Grace Alchemy, who is in a relationship with Owens, is a freshman at Stanford and moved back home to Santa Rosa to stay with her family after classes shifted online. She’s hopeful that in-person classes will resume for Stanford’s fall quarter, but she’s concerned that the longer it takes for the university to make a decision, the more precarious her living situation might be. She was planning to room with a friend in campus housing, but she is worried that might not work out and hasn’t received any information from Stanford about the housing draw, which is usually conducted in April.

Stanford told its students Tuesday it will likely not make a decision about the fall quarter until June, and that housing plans will depend on that decision.

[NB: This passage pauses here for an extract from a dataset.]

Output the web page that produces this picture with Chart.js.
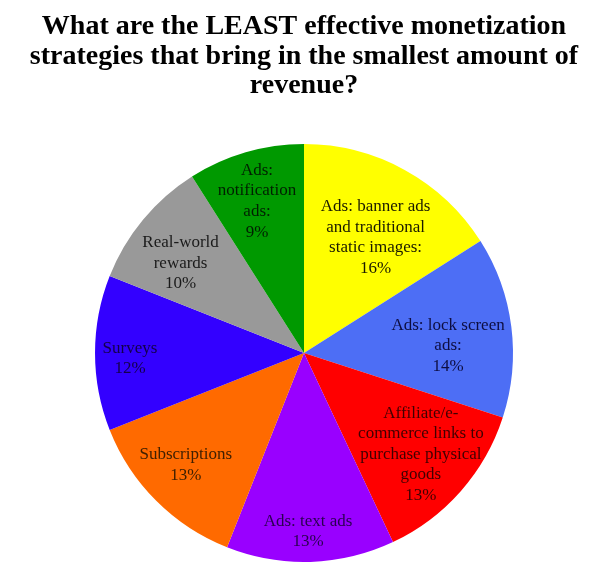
<!DOCTYPE html>
<html>
<head>
<meta charset="utf-8">
<script src="https://cdn.jsdelivr.net/npm/chart.js@4"></script>
<style>
  html, body { margin: 0; padding: 0; background: #fff; }
  #wrap { width: 600px; height: 574px; }
</style>
</head>
<body>
<div id="wrap"><canvas id="chart"></canvas></div>
<script>
// ── Données ──
const categories = [
    'Ads: banner ads and traditional static images',
    'Ads: lock screen ads',
    'Affiliate/e-commerce links to purchase physical goods',
    'Ads: text ads',
    'Subscriptions',
    'Surveys',
    'Real-world rewards',
    'Ads: notification ads'
];
const shares = [16, 14, 13, 13, 13, 12, 10, 9];
const labelLines = [
    ['Ads: banner ads', 'and traditional', 'static images:'],
    ['Ads: lock screen', 'ads:'],
    ['Affiliate/e-', 'commerce links to', 'purchase physical', 'goods'],
    ['Ads: text ads'],
    ['Subscriptions'],
    ['Surveys'],
    ['Real-world', 'rewards'],
    ['Ads:', 'notification', 'ads:']
];
const sliceColors = ['#ffff00', '#4d6ef5', '#ff0000', '#9900ff', '#ff6a00', '#3300ff', '#999999', '#009900'];
const textColors  = ['#1a1a00', '#0d0d40', '#400000', '#2a0050', '#402000', '#14004a', '#1a1a1a', '#002000'];
// placement des étiquettes : fraction du rayon, décalage d'angle (degrés)
const labelRadius = [0.65, 0.69, 0.74, 0.854, 0.78, 0.833, 0.73, 0.76];
const labelShift  = [3, 4.4, -0.5, 0.5, 1.5, -1.8, -3.6, -1];

const titleLines = [
    'What are the LEAST effective monetization',
    'strategies that bring in the smallest amount of',
    'revenue?'
];

// ── Étiquettes dans les parts ──
const sliceLabels = {
    id: 'sliceLabels',
    afterDatasetsDraw(chart) {
        const ctx = chart.ctx;
        const meta = chart.getDatasetMeta(0);
        ctx.save();
        ctx.font = '17px "Liberation Serif", "DejaVu Serif", serif';
        ctx.textAlign = 'center';
        ctx.textBaseline = 'middle';
        const lh = 20.6;
        meta.data.forEach((arc, i) => {
            const mid = (arc.startAngle + arc.endAngle) / 2 + labelShift[i] * Math.PI / 180;
            const r = arc.outerRadius * labelRadius[i];
            const cx = arc.x + Math.cos(mid) * r;
            const cy = arc.y + Math.sin(mid) * r;
            const lines = labelLines[i].concat([shares[i] + '%']);
            const top = cy - (lines.length - 1) * lh / 2;
            ctx.fillStyle = textColors[i];
            lines.forEach((t, k) => ctx.fillText(t, cx, top + k * lh));
        });
        ctx.restore();
    }
};

new Chart(document.getElementById('chart'), {
    type: 'pie',
    data: {
        labels: categories,
        datasets: [{
            data: shares,
            backgroundColor: sliceColors,
            borderWidth: 0
        }]
    },
    options: {
        responsive: true,
        maintainAspectRatio: false,
        animation: false,
        layout: { padding: { left: 8, right: 0, top: 0, bottom: 12 } },
        plugins: {
            legend: { display: false },
            tooltip: { enabled: false },
            title: {
                display: true,
                text: titleLines,
                color: '#000',
                font: { family: '"Liberation Serif", "DejaVu Serif", serif', size: 28, weight: 'bold', lineHeight: 1.06 },
                padding: { top: 12, bottom: 43 }
            }
        }
    },
    plugins: [sliceLabels]
});
</script>
</body>
</html>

“It’s making me kind of anxious because I really don’t want to end up in a poor living situation,” Alchemy said.

Alchemy said the transition to virtual learning has been “really difficult.” Some of the classes she needed to take as a pre-med student, such as chemistry labs, weren’t offered in an online format this term. Stanford is working to offer some of those classes online for the summer, but Alchemy said a virtual lab is still “a poor equivalent” to an in-person one.

In addition to academic challenges, Alchemy said remote learning has impeded her social interactions with her classmates. She has used Zoom to stay in touch with her friends, but she still feels isolated.

“It’s been very difficult because I feel like I haven’t had a lot of time on campus … to build strong relationships,” she said.

Many universities have made efforts to connect students and maintain a sense of community. Alchemy’s dorm has weekly house meetings online, and Owens and his teammates chat over Zoom as much as possible. Sonoma State transformed its trivia night that usually takes place twice a week at a campus cafe to a virtual format so students can still socialize.

“We want (students) to know that even though we may not be there in a physical sense, we’re here supporting them,” Gullixson said. “We’re trying to create or reestablish the campus life as much as possible in these digital formats and keep people together.”